--- Dataset extract ---
%%

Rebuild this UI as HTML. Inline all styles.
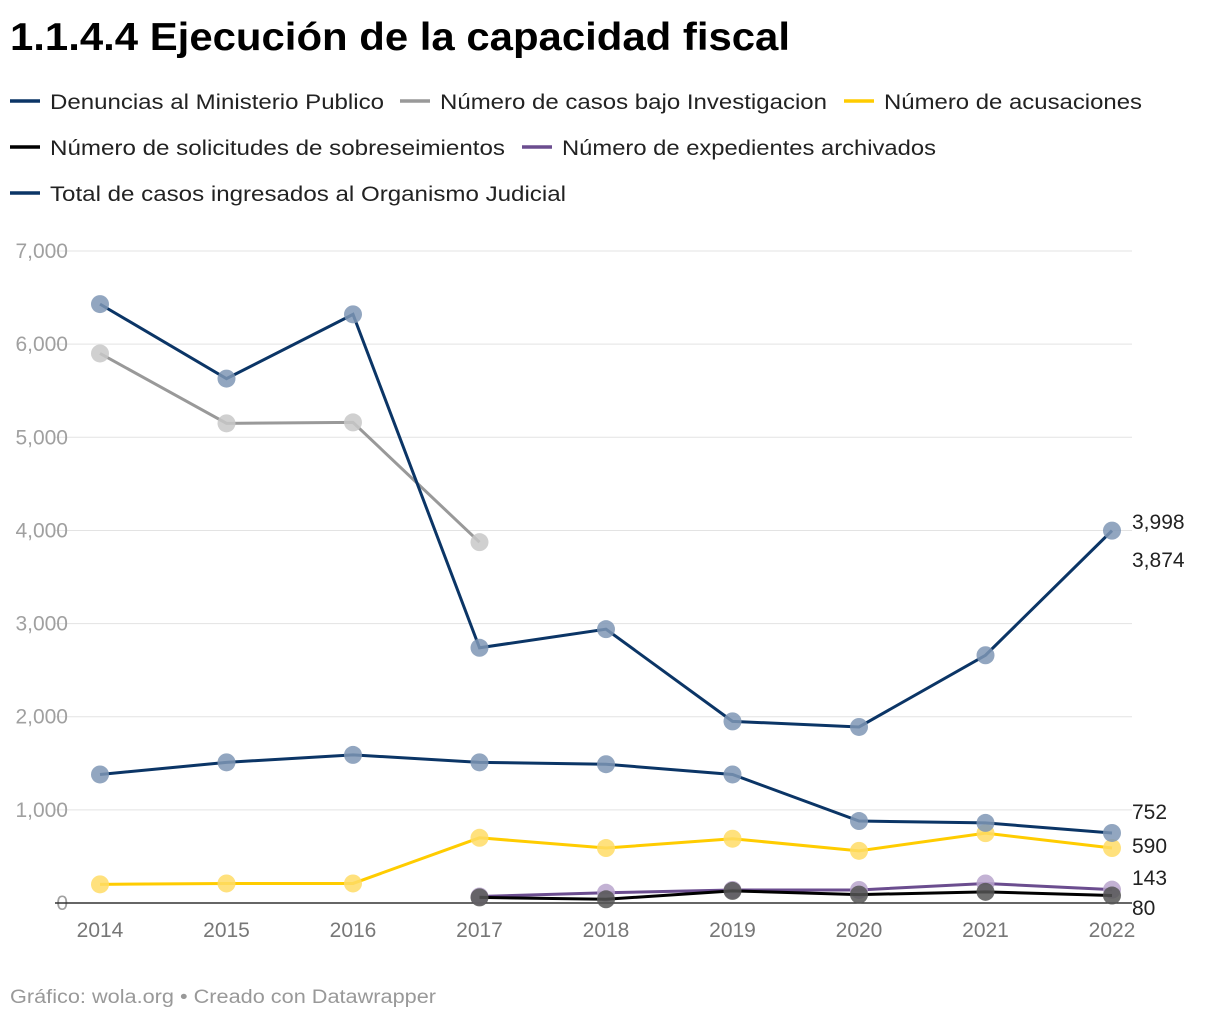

%%
%%

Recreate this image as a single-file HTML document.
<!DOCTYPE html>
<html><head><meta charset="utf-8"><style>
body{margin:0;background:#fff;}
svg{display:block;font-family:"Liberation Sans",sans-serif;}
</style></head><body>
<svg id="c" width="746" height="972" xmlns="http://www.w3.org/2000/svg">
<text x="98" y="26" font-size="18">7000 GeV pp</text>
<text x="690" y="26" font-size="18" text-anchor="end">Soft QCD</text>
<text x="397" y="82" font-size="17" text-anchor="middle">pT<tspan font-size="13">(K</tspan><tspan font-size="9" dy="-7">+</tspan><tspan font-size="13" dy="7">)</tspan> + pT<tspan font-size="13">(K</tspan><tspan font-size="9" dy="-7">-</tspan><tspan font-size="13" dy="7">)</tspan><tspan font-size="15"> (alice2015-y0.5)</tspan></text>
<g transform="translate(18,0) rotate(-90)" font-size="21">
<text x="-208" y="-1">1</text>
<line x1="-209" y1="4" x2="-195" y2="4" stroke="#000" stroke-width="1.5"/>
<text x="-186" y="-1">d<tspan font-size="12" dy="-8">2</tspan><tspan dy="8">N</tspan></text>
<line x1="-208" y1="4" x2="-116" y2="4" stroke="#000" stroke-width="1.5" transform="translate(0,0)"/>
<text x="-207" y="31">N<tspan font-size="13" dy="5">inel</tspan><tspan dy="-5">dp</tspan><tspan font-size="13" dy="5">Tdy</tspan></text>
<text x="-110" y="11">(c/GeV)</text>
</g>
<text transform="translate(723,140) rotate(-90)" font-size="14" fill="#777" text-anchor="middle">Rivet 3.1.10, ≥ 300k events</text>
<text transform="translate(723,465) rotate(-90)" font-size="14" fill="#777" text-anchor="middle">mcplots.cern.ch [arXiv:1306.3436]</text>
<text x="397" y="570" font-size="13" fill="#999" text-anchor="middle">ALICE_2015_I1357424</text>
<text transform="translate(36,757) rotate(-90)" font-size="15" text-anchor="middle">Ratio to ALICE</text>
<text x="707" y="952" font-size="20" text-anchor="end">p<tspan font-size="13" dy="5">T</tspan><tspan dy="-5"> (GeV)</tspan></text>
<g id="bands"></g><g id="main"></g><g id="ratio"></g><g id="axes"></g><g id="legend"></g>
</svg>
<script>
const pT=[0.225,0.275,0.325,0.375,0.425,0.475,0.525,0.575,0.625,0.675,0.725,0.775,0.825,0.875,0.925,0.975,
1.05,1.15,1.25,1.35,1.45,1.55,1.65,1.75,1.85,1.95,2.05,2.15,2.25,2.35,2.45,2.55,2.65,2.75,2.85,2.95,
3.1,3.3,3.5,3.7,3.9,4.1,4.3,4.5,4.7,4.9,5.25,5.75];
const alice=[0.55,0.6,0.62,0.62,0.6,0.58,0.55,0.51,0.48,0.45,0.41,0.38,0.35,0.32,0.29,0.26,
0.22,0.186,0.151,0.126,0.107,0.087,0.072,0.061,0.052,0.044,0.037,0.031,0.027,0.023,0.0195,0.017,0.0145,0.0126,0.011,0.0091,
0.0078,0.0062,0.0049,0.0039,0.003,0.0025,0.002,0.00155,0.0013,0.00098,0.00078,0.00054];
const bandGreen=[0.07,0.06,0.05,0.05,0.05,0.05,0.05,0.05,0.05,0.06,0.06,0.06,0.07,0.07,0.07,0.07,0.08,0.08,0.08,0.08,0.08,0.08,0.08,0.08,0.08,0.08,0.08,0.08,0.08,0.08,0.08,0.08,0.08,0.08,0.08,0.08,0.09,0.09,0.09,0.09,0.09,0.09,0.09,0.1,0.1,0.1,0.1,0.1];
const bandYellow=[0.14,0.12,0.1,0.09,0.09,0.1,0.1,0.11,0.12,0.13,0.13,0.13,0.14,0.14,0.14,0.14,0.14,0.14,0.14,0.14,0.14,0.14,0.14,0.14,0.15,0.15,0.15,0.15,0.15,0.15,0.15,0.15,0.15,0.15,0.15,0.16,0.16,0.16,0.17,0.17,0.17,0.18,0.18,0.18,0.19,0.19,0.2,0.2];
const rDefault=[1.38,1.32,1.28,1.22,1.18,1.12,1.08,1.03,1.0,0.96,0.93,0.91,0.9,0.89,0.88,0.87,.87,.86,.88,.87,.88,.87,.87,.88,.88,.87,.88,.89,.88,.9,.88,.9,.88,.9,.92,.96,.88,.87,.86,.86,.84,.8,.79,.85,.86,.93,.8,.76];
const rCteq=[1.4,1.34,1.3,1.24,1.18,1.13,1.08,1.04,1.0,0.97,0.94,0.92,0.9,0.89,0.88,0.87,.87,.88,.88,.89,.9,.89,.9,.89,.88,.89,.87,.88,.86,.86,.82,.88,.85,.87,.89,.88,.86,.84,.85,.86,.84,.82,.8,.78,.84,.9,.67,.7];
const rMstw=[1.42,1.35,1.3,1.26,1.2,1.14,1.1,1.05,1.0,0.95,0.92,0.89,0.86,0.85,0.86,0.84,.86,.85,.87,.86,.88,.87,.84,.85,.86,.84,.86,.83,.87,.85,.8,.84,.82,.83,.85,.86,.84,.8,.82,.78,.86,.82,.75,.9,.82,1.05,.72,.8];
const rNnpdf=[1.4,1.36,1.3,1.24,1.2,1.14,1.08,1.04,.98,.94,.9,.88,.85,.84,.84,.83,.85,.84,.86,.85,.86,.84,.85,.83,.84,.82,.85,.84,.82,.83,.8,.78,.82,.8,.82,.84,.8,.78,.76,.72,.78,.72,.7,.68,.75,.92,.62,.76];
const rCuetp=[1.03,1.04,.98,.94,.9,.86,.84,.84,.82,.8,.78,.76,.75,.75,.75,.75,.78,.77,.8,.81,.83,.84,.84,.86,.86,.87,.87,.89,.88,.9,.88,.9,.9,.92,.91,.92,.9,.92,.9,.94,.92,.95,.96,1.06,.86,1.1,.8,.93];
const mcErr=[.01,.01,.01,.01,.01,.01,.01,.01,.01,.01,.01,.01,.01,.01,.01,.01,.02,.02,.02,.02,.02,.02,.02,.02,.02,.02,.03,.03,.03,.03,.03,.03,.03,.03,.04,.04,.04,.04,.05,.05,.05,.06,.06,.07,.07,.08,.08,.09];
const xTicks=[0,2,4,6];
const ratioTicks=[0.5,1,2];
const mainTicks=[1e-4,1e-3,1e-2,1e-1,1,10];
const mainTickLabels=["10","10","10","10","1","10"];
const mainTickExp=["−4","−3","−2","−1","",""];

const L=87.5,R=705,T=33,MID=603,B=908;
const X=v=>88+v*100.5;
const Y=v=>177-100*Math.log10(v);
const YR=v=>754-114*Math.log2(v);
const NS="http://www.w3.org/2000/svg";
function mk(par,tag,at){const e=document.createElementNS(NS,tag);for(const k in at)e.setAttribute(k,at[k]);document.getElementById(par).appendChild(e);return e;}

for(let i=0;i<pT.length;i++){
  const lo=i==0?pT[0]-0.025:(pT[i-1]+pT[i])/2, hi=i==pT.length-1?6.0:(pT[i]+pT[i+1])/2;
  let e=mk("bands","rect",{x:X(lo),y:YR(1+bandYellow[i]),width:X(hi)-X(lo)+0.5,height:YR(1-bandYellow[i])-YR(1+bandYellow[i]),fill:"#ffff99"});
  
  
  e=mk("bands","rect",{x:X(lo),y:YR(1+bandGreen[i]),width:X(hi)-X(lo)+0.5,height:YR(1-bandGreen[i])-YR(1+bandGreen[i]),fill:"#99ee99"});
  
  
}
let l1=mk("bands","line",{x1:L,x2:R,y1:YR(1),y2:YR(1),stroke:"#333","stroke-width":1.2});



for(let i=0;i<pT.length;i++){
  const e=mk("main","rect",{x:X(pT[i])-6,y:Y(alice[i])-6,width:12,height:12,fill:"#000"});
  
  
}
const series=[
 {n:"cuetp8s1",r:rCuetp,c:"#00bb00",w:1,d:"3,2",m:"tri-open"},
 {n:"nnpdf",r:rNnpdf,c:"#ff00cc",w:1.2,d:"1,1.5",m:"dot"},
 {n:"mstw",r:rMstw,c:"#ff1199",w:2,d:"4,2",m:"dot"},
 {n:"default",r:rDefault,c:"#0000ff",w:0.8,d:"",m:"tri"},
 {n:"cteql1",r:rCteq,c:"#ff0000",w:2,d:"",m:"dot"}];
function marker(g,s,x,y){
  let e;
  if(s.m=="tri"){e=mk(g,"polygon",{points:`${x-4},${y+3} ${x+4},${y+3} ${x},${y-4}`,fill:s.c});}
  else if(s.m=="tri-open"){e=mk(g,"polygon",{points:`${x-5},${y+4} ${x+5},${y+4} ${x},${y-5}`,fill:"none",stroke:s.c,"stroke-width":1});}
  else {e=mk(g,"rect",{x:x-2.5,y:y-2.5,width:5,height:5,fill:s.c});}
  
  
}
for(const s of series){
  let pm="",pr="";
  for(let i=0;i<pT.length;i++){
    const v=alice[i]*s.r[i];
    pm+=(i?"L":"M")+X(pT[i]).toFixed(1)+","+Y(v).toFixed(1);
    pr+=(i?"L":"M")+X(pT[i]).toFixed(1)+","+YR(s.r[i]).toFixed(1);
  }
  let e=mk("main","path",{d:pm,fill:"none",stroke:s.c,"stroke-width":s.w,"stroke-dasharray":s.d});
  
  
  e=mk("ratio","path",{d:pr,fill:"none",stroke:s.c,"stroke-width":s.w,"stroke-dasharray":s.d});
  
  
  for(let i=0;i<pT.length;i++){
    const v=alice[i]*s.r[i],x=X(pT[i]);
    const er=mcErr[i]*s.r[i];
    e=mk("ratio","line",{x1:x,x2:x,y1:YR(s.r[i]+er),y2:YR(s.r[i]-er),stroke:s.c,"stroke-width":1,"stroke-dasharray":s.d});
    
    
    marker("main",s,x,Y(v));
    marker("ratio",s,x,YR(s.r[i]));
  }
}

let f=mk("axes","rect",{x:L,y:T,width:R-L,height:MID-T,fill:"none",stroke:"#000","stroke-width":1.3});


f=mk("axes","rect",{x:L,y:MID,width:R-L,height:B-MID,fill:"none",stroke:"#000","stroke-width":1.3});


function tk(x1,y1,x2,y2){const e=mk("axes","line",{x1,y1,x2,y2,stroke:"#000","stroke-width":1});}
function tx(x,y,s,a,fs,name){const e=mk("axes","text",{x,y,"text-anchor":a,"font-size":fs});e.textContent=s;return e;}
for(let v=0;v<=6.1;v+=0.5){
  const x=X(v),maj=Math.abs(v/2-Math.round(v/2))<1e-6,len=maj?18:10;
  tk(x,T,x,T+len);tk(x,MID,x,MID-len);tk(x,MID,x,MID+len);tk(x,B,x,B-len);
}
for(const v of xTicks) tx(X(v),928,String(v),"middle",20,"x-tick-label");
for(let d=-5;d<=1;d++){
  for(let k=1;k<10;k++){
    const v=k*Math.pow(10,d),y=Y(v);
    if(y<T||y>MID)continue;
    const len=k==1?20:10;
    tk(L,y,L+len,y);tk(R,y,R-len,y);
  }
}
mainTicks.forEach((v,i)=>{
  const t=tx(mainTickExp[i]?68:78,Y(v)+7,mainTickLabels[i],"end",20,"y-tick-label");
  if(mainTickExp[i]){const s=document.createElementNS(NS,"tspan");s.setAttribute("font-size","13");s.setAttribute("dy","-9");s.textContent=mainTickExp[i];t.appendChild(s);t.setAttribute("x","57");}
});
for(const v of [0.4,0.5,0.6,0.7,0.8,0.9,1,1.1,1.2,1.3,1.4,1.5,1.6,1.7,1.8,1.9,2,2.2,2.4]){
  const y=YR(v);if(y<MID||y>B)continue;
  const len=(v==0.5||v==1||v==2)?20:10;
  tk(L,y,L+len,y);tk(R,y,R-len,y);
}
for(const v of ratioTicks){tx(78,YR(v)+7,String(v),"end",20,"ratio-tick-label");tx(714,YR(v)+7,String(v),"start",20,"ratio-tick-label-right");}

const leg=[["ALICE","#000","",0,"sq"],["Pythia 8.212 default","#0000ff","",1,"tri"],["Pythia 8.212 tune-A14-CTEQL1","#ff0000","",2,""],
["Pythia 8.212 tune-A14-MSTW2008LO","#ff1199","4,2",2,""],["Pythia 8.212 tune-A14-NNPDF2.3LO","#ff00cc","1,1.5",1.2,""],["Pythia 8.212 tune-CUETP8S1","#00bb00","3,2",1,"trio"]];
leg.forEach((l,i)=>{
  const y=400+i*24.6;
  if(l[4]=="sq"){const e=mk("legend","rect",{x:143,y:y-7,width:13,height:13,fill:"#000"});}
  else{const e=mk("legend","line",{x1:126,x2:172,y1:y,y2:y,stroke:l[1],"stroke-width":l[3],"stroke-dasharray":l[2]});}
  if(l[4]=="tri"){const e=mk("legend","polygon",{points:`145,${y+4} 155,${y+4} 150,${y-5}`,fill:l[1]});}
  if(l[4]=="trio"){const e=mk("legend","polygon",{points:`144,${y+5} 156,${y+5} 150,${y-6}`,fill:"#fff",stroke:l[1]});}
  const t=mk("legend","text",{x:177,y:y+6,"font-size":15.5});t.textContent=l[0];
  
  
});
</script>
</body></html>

%%
%%

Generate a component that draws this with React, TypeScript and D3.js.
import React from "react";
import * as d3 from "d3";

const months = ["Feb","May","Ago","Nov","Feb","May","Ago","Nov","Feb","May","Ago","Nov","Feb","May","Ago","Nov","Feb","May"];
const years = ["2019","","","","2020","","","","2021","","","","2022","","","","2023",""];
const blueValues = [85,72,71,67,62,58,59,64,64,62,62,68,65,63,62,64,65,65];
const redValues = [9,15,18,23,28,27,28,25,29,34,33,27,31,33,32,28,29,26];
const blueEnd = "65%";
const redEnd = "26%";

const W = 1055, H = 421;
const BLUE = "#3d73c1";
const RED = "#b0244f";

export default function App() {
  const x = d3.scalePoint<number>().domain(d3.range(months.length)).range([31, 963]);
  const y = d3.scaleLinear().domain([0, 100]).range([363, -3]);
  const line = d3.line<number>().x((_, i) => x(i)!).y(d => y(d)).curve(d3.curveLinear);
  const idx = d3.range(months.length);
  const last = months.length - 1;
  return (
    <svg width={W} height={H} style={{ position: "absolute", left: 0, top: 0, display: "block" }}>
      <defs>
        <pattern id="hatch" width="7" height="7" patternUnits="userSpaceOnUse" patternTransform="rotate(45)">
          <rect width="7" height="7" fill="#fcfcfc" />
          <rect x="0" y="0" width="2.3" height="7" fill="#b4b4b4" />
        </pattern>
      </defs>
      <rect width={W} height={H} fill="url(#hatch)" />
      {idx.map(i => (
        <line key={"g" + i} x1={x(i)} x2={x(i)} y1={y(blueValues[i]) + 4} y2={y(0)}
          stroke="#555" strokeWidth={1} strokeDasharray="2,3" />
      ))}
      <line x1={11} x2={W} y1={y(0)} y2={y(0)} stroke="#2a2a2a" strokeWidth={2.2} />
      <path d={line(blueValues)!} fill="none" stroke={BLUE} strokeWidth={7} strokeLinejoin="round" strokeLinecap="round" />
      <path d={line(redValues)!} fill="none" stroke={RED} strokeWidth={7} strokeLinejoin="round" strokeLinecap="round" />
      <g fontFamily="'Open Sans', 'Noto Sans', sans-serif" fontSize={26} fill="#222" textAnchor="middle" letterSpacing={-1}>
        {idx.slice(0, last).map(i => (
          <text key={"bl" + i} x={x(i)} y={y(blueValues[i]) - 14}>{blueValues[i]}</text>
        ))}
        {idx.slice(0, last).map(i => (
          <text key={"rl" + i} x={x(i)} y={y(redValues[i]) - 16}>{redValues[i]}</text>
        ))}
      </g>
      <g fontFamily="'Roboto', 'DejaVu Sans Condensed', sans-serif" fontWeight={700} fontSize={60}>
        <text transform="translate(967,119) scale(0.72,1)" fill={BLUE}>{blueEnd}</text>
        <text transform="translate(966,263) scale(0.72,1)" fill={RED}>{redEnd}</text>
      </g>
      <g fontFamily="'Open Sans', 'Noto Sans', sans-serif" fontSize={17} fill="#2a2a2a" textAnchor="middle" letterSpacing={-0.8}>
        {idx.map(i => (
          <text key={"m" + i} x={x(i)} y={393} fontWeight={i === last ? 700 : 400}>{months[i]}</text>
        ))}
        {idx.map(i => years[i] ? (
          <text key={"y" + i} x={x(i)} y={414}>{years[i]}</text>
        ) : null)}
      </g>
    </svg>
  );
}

%%

--- Task details ---
Starting at the line that holds "Generate a component", copy each line exactly and stop after the line that holds "import * as".

--- Exercise response ---
Generate a component that draws this with React, TypeScript and D3.js.
import React from "react";
import * as d3 from "d3";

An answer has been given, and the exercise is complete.